# Sibelius #5 Poem



## EricIsAPolarBear (Aug 18, 2007)

Let me know what you guys think
Wrote this poem while listening to and reading about sibelius' fifth symphony

*"Earth and Worms and Heartache"*

How rare to see
sixteen swans circle
and settle
one after the other
onto our lake

It is to forget
that which is the 
true swan song

So it is when God
hands you pieces of Mosaic
to order 
into
human and earthly forms.

Or do we fight for divine hues,
create the colours as we can,
in the synthesis of one coherent capture?


----------



## Kurkikohtaus (Oct 22, 2006)

Thanks for this, Eric.

I would really love for you to post this poem in the Sibelius Forum, even if you were post this and only this.

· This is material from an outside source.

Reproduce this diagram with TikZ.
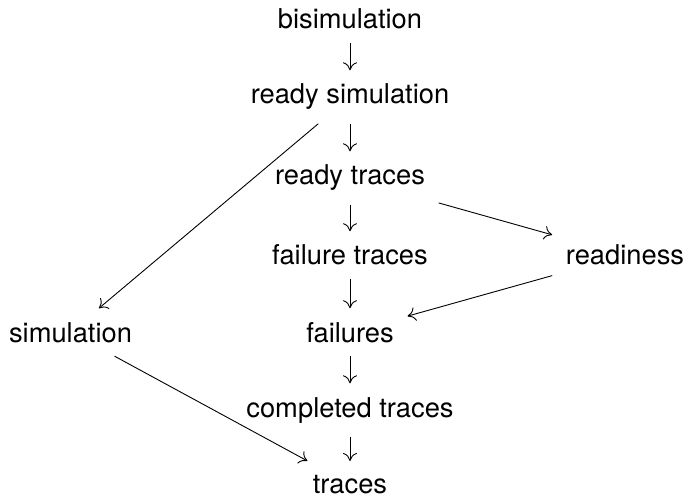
\documentclass[tikz,border=0pt]{standalone}
\usepackage{fontspec}
\setmainfont{TeX Gyre Heros}
\usetikzlibrary{arrows.meta}
\begin{document}
\begin{tikzpicture}[x=1pt,y=-1pt,
  lbl/.style={inner sep=13.6pt, anchor=base, font=\fontsize{27.3}{32}\selectfont},
  arr/.style={-{Computer Modern Rightarrow[length=8pt,width=14pt]}, line width=0.9pt}]
\useasboundingbox (0,0) rectangle (689,500);
\node[lbl] (bis) at (350,29) {bisimulation};
\node[lbl] (rs) at (350,104) {ready simulation};
\node[lbl] (rt) at (350,185) {ready traces};
\node[lbl] (ft) at (350,265) {failure traces};
\node[lbl] (rd) at (625,265) {readiness};
\node[lbl] (sim) at (70.5,342) {simulation};
\node[lbl] (fl) at (350,342) {failures};
\node[lbl] (ct) at (350,417) {completed traces};
\node[lbl] (tr) at (350,493) {traces};
\draw[arr] (bis) -- (rs);
\draw[arr] (rs) -- (rt);
\draw[arr] (rt) -- (ft);
\draw[arr] (ft) -- (fl);
\draw[arr] (fl) -- (ct);
\draw[arr] (ct) -- (tr);
\draw[arr] (rs) -- (sim);
\draw[arr] (rt) -- (rd);
\draw[arr] (rd) -- (fl);
\draw[arr] (sim) -- (tr);
\end{tikzpicture}
\end{document}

For those who may be somewhat "uninitiated", the content of the poem is based on things that Sibelius had said/written about the 5th Symphony, but EricIsAPolarBear has put the words in a new light and framework, linking them and adding his own thoughts in a very interesting way.


----------



## Ephemerid (Nov 30, 2007)

Hey, that's really good, Eric! It actually sounds very Rilkean, actually...


----------



## marval (Oct 29, 2007)

A lovely poem, to match the music.

Well done.


Margaret


----------